By Anne O'Connor
TOWNSEND -- A group of food service workers are getting more than a paycheck thanks to an innovative couple and a state grant.
Pam and Al Mariano plan to give their employees a share of the profits, and a step up in developing business skills and life-long financial skills.
The staff will learn about the company financials, making a profit, and personal finances.
The couple owns Mariano's in Pepperell, Bailey's Bar and Grille and Bailey's on the Green in Townsend. They are in the process of opening Alamo in Brookline, N.H., and plan to open a take-out restaurant in Townsend, Mariano's Express.
Employees will take 36 weeks of classes in open-book management with Henry Patterson of the Delta Group will help them throughout their lives, Pam Mariano said.
"We want to treat people the way we want to be treated," she said. The couple wants to do the best they can for their employees and their communities. Profit-sharing and financial literacy is part of the picture.
Restaurant employees are typically not well-paid and some of the Mariano employees will go on to other work, she said.

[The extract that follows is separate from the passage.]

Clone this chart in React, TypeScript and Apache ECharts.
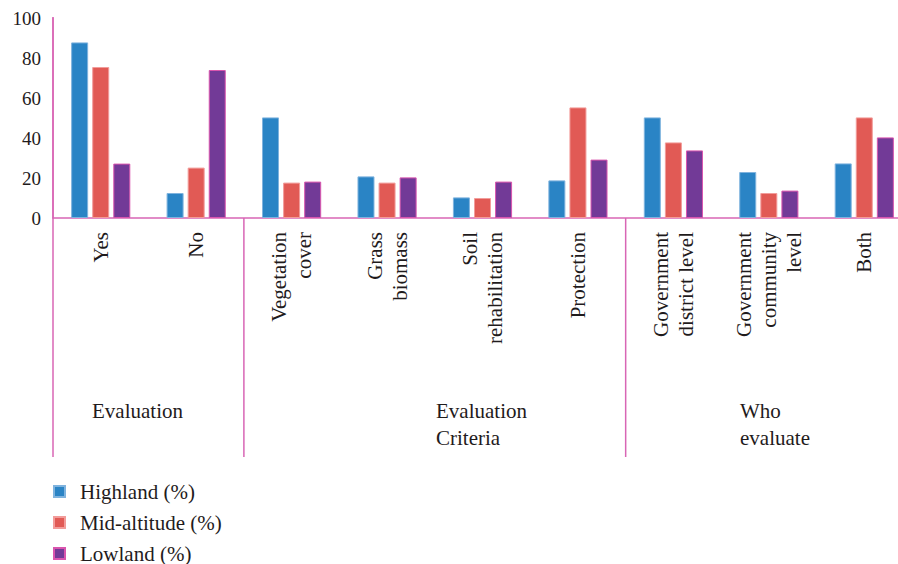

For some, the restaurant work helps pay for college.
Patterson and his team plan to teach the 60-plus employees to be part of the success of the business: how to be a better team, how to read the books, how to choose menu items that are profitable.
"We're going to be showing you the actual financials of the restaurant," he said during the first class held at Bailey's on March 21. "We want you to think like somebody who uses financials to run the business."
Pam Mariano will end up with 60 colleagues, instead of 60 employees, Patterson said.
Using open-book management in a restaurant is radical, he said. The practice is more common in manufacturing.
Only a few food-service businesses across the country use it. Six are in the Boston area, thanks to Delta, Patterson said.
The Mariano restaurants have used Patterson's consulting services for a few years. When they heard about open-book management they wanted to bring to their restaurants.
But running a restaurant does not bring in huge profits. They didn't have the money.
"When we finished with the investment, we had zero left," Al Mariano said.
"You don't pay for it," Patterson told them. "You get a grant."
So they did.
The Workforce Training Fund Grant was formally announced on March 19. Of the $7.9 million awarded to 111 Massachusetts companies, Bailey's Bar and Grille received $63,550.
The grant from the Executive Office of Labor and Workforce Development was funded by payroll taxes, Pam Mariano said.
The restaurant must match the state grant. Pam thought that, too, might be insurmountable. Then she found out the match does not have to be monetary.
The restaurant will pay their employees to attend the classes, an expense she estimated at about $1,000 per week. They will also provide a meal and classroom space.
"Trust us, this is going to beneficial for you," she told her employees.
Happy employees make for happy guests, Patterson said. "Ultimately, it boils down to being a great place to work."